Exercise goal: Retype nothing but the lines from the start of the material up to and including the line with "bin_width = 55". Pictures don't belong in the copy.

Collected material:
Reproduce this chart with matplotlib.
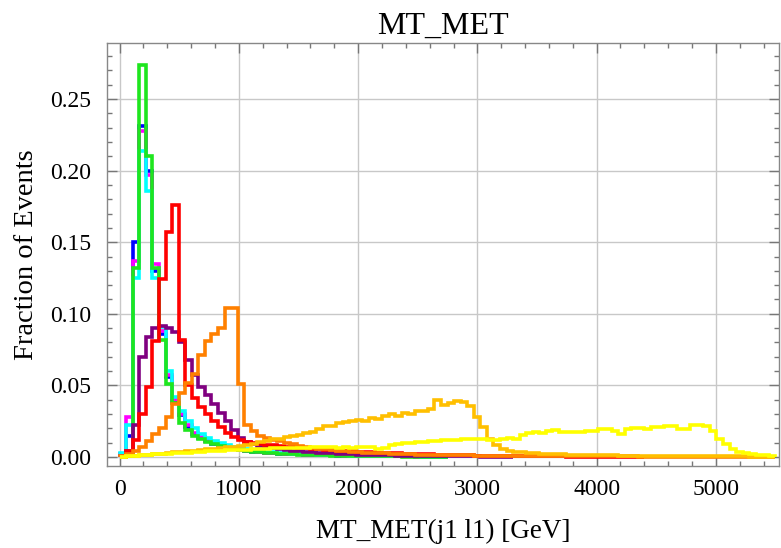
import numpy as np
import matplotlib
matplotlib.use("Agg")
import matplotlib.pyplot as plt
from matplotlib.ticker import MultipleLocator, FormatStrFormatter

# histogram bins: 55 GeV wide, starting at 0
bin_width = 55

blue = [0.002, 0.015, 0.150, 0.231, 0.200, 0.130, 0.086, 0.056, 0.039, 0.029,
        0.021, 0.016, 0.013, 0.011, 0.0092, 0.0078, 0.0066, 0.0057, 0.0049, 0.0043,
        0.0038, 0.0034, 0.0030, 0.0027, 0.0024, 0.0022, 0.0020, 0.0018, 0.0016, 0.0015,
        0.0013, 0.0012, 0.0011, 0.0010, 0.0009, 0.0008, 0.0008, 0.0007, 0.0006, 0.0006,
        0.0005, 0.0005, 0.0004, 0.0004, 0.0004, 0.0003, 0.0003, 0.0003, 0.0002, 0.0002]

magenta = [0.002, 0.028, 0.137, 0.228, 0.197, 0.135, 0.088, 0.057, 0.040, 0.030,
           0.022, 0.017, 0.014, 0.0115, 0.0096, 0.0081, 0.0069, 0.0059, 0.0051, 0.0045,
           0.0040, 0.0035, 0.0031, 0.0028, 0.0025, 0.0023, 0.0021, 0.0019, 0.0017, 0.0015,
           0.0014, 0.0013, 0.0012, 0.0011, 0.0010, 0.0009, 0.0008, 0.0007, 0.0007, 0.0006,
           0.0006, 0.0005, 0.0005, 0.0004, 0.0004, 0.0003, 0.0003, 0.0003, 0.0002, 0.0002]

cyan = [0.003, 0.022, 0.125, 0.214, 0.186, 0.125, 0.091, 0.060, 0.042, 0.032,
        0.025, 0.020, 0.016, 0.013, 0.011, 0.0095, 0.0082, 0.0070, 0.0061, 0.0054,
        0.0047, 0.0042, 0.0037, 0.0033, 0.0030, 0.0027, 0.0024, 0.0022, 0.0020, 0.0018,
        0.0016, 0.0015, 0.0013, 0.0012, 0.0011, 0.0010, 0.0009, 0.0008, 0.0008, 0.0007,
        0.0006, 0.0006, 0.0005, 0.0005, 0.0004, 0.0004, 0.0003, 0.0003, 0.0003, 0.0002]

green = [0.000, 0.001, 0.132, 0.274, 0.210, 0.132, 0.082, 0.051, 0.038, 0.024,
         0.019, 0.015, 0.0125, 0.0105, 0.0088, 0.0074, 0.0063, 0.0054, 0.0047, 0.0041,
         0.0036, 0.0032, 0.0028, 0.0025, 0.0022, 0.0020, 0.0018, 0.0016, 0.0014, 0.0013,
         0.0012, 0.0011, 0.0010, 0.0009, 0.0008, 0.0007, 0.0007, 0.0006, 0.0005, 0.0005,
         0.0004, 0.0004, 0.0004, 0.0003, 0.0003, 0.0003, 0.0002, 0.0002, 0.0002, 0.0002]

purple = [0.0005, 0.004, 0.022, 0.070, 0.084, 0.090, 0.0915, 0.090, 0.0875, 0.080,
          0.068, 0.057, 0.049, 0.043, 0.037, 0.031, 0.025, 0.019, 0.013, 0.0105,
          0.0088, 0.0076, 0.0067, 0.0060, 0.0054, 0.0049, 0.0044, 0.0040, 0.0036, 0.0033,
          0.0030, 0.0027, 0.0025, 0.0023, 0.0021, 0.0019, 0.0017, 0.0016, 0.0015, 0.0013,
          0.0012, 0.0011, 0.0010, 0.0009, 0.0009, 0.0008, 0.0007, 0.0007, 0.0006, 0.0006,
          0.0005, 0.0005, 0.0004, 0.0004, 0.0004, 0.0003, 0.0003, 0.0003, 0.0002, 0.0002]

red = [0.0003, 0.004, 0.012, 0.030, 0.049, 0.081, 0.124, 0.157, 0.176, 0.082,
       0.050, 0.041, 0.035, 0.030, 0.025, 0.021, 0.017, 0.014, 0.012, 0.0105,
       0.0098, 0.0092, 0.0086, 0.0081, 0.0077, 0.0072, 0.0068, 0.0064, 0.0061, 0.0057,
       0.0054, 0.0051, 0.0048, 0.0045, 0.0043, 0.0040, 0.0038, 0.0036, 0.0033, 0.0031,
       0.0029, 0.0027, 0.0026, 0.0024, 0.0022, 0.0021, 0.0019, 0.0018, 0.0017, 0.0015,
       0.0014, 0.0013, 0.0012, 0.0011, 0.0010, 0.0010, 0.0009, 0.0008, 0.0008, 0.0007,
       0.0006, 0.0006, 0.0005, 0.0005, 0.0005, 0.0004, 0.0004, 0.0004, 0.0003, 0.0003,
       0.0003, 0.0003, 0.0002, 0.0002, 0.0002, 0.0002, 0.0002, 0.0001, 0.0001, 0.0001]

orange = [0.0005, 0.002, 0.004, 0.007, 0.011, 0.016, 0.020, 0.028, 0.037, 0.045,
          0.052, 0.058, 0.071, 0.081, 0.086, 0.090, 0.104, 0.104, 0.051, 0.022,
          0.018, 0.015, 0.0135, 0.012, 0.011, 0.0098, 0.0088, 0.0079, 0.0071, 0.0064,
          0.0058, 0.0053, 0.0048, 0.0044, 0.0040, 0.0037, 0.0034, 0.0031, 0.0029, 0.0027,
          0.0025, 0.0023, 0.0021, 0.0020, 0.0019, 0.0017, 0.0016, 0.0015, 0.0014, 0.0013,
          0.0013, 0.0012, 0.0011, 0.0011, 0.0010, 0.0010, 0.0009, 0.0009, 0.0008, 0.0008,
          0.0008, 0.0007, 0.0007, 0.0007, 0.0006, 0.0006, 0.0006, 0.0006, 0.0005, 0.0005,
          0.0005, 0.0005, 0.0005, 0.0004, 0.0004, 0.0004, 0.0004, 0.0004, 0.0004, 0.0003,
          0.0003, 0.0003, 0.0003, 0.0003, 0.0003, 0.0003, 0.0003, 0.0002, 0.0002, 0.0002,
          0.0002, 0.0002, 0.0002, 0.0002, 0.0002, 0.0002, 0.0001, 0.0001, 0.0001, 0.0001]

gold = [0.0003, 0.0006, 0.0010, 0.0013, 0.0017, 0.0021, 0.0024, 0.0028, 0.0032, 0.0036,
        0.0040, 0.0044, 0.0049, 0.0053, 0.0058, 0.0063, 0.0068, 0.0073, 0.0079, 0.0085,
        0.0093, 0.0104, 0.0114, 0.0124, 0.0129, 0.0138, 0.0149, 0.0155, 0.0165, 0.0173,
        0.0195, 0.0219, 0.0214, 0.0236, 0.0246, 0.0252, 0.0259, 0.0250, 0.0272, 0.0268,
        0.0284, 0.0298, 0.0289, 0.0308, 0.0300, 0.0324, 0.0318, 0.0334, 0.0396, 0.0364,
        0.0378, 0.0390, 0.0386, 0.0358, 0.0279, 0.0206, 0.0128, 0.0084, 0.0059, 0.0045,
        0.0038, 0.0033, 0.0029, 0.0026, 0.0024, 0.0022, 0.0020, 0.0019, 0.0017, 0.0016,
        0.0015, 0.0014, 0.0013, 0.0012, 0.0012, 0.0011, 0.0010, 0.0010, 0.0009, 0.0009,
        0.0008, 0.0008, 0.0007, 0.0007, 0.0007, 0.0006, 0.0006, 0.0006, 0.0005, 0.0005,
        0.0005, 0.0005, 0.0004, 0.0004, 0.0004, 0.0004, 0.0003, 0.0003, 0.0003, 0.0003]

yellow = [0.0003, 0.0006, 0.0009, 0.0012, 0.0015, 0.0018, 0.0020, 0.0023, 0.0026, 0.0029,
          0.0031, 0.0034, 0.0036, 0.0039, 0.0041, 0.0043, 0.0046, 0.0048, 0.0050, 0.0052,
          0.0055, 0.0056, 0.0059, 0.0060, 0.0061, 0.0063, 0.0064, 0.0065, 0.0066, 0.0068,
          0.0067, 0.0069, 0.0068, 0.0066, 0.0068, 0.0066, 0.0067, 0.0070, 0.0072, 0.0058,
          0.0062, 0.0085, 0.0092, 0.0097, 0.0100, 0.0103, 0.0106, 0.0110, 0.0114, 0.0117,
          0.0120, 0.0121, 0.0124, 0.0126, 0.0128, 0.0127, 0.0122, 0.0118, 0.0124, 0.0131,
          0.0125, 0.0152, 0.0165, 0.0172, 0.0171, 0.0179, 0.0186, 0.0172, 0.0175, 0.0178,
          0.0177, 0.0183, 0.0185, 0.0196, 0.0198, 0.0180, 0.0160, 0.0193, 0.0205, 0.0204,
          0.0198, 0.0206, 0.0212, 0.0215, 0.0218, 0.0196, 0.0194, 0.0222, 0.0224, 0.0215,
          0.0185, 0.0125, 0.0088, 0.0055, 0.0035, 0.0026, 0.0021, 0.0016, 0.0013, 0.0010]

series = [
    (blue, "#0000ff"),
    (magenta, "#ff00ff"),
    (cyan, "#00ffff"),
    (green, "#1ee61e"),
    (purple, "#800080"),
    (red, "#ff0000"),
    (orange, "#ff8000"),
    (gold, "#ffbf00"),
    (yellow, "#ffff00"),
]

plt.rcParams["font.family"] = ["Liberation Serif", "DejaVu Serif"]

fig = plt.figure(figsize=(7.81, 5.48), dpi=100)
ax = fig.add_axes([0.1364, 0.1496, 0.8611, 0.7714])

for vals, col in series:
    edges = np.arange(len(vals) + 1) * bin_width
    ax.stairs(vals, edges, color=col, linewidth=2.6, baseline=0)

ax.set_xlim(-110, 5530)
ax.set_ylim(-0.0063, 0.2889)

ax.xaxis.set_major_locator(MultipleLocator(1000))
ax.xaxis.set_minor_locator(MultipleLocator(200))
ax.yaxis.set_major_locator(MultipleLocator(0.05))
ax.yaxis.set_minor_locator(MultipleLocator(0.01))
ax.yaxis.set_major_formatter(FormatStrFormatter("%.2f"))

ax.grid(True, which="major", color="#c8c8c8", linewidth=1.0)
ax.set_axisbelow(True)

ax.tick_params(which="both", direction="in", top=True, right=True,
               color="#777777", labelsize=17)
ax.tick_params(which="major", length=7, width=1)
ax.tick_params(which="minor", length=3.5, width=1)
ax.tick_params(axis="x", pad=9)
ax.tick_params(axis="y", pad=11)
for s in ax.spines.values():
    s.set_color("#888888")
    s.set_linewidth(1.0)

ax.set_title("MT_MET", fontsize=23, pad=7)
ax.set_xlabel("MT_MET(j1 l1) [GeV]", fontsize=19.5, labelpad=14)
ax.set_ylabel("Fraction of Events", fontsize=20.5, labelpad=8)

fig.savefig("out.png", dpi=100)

Complete response:
Reproduce this chart with matplotlib.
import numpy as np
import matplotlib
matplotlib.use("Agg")
import matplotlib.pyplot as plt
from matplotlib.ticker import MultipleLocator, FormatStrFormatter

# histogram bins: 55 GeV wide, starting at 0
bin_width = 55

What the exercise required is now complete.